→ Source data
★ ★ ★ ★ ★ ★ ★
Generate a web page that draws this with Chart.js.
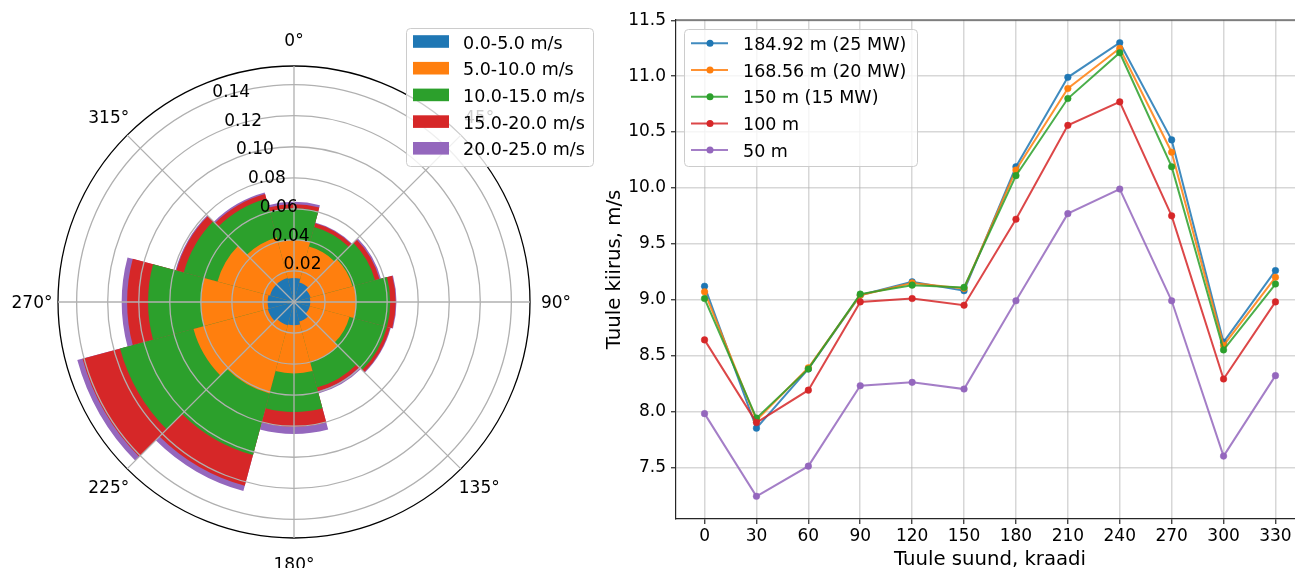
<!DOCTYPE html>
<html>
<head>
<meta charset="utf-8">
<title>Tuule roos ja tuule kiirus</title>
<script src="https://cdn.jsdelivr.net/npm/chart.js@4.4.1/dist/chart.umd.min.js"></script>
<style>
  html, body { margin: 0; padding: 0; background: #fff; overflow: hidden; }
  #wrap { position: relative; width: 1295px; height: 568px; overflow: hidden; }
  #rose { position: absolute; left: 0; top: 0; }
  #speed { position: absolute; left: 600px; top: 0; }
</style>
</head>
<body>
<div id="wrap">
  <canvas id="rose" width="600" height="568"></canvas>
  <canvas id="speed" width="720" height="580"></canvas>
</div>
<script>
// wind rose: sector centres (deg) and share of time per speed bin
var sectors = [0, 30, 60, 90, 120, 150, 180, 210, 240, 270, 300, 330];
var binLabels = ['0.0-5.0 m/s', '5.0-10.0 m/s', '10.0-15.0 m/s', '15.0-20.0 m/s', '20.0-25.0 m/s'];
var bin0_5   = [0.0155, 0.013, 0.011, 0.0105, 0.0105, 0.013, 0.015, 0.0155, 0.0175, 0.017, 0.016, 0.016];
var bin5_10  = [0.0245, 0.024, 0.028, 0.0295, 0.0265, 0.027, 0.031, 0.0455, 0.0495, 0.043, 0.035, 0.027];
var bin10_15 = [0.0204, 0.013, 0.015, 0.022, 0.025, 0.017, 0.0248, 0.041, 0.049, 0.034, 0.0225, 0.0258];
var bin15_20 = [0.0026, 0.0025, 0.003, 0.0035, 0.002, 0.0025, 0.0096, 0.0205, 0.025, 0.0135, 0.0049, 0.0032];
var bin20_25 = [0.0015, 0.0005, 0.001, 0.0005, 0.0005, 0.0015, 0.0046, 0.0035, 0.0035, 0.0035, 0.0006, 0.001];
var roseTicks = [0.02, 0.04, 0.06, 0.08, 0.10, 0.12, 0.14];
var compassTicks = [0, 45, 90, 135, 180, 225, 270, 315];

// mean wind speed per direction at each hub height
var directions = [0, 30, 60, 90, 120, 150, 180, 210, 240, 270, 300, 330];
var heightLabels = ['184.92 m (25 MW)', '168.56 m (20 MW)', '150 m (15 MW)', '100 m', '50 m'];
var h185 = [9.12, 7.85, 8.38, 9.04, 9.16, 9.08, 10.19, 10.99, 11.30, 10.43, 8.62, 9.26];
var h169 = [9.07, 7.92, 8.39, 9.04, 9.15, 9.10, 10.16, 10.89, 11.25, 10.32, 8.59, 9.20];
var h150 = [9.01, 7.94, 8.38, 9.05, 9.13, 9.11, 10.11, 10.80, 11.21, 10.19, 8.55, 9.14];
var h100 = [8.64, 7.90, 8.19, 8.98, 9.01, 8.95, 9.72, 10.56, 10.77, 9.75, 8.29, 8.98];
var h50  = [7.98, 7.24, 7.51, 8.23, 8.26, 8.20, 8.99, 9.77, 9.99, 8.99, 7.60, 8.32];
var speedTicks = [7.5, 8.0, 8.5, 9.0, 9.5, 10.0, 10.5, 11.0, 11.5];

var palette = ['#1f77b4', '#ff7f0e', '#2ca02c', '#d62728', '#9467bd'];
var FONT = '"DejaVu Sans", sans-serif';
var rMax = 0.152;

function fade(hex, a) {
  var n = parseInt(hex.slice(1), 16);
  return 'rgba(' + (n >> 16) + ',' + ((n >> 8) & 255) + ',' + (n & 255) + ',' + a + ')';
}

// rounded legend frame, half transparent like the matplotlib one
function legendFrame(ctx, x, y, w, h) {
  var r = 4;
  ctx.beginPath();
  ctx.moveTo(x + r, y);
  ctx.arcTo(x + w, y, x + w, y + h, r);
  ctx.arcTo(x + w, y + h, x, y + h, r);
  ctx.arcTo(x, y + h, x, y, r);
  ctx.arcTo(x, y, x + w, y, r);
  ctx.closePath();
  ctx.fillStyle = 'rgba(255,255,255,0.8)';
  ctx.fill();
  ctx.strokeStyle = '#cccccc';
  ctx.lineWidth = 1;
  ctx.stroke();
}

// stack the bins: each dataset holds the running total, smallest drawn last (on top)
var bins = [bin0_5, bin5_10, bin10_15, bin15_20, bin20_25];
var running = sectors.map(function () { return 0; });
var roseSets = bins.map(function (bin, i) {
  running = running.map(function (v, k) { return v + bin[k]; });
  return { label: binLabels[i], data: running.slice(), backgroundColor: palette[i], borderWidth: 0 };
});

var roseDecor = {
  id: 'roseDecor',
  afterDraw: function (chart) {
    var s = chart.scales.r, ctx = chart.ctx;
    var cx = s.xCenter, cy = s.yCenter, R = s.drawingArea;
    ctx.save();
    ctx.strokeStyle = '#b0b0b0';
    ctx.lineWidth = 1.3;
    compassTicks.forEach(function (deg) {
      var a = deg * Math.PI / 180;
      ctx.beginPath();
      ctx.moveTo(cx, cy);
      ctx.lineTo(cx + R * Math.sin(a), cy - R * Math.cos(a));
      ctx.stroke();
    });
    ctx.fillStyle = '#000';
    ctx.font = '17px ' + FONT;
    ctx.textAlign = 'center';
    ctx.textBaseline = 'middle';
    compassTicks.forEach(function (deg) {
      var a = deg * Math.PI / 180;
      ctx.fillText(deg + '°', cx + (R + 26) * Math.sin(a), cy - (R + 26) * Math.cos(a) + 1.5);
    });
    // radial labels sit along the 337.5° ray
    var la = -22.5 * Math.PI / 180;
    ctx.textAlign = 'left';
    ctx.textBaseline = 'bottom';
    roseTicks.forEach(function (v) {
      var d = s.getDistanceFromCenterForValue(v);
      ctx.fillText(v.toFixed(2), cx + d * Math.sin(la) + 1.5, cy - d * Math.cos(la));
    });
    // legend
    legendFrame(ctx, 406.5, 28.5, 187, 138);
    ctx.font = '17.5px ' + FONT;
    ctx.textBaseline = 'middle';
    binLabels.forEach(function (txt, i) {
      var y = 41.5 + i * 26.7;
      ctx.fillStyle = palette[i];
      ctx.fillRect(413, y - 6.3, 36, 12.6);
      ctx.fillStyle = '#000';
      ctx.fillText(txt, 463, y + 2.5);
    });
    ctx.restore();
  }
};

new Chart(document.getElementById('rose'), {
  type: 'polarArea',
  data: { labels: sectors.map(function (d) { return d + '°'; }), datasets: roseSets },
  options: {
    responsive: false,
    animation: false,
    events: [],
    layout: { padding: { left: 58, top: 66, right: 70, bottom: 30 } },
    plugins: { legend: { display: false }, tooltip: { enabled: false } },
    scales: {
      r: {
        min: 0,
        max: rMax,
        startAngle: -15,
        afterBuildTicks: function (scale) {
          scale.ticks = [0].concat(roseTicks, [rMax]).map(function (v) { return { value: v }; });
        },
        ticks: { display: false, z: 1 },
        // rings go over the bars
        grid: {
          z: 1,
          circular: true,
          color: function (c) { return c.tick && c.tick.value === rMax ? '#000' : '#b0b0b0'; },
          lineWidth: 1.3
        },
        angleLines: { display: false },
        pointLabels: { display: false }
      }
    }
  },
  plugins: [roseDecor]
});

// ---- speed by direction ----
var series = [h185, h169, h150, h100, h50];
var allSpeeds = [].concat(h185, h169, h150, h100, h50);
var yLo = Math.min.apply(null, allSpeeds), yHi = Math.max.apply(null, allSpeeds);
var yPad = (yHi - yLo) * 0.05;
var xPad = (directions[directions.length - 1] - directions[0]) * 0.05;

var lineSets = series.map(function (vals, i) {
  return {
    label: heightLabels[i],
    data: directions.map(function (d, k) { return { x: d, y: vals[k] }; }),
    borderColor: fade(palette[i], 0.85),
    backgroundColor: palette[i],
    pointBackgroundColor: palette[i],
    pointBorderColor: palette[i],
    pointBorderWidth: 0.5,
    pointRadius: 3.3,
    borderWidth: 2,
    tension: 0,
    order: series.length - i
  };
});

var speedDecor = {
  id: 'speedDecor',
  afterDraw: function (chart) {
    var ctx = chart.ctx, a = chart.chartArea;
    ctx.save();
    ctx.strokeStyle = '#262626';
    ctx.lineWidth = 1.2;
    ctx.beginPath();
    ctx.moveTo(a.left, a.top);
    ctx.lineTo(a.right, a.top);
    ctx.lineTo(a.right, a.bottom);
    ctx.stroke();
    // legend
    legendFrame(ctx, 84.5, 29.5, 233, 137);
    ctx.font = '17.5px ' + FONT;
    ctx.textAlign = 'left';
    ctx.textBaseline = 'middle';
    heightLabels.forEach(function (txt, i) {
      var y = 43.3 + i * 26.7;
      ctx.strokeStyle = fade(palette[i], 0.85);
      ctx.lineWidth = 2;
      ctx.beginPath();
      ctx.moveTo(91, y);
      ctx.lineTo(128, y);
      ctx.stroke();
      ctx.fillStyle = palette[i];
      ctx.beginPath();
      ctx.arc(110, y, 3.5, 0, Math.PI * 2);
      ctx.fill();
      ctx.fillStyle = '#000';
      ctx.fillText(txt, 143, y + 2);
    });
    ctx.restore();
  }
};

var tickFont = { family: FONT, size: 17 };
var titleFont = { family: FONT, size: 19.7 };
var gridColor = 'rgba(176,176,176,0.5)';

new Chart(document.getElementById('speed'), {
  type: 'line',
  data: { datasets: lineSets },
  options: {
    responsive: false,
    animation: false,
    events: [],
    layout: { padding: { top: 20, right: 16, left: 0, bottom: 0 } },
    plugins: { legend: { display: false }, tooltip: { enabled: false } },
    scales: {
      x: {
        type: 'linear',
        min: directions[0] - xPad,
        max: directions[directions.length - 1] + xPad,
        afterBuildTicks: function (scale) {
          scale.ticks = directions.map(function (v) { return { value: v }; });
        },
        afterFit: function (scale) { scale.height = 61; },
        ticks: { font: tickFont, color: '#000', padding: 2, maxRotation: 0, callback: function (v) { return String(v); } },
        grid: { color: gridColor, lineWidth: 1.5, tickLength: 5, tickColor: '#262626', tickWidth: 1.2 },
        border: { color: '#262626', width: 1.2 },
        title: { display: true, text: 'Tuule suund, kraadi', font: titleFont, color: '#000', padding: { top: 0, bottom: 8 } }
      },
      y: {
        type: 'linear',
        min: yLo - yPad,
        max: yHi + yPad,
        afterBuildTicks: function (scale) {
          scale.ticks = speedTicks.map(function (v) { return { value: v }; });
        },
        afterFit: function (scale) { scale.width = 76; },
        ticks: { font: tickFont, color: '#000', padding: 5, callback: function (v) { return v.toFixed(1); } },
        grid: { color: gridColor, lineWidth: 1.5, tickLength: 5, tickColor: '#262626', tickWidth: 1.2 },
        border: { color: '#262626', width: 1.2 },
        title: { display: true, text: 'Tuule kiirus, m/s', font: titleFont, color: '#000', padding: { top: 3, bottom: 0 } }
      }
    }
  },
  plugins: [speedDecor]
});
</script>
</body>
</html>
★ ★ ★ ★ ★ ★ ★
→ To be done
Write out the lines from the start of the material to the line with "var compassTicks = [0, 45, 90, 135, 180, 225, 270, 315];", inclusive and exactly. Skip the pictures.

→ Full answer
Generate a web page that draws this with Chart.js.
<!DOCTYPE html>
<html>
<head>
<meta charset="utf-8">
<title>Tuule roos ja tuule kiirus</title>
<script src="https://cdn.jsdelivr.net/npm/chart.js@4.4.1/dist/chart.umd.min.js"></script>
<style>
  html, body { margin: 0; padding: 0; background: #fff; overflow: hidden; }
  #wrap { position: relative; width: 1295px; height: 568px; overflow: hidden; }
  #rose { position: absolute; left: 0; top: 0; }
  #speed { position: absolute; left: 600px; top: 0; }
</style>
</head>
<body>
<div id="wrap">
  <canvas id="rose" width="600" height="568"></canvas>
  <canvas id="speed" width="720" height="580"></canvas>
</div>
<script>
// wind rose: sector centres (deg) and share of time per speed bin
var sectors = [0, 30, 60, 90, 120, 150, 180, 210, 240, 270, 300, 330];
var binLabels = ['0.0-5.0 m/s', '5.0-10.0 m/s', '10.0-15.0 m/s', '15.0-20.0 m/s', '20.0-25.0 m/s'];
var bin0_5   = [0.0155, 0.013, 0.011, 0.0105, 0.0105, 0.013, 0.015, 0.0155, 0.0175, 0.017, 0.016, 0.016];
var bin5_10  = [0.0245, 0.024, 0.028, 0.0295, 0.0265, 0.027, 0.031, 0.0455, 0.0495, 0.043, 0.035, 0.027];
var bin10_15 = [0.0204, 0.013, 0.015, 0.022, 0.025, 0.017, 0.0248, 0.041, 0.049, 0.034, 0.0225, 0.0258];
var bin15_20 = [0.0026, 0.0025, 0.003, 0.0035, 0.002, 0.0025, 0.0096, 0.0205, 0.025, 0.0135, 0.0049, 0.0032];
var bin20_25 = [0.0015, 0.0005, 0.001, 0.0005, 0.0005, 0.0015, 0.0046, 0.0035, 0.0035, 0.0035, 0.0006, 0.001];
var roseTicks = [0.02, 0.04, 0.06, 0.08, 0.10, 0.12, 0.14];
var compassTicks = [0, 45, 90, 135, 180, 225, 270, 315];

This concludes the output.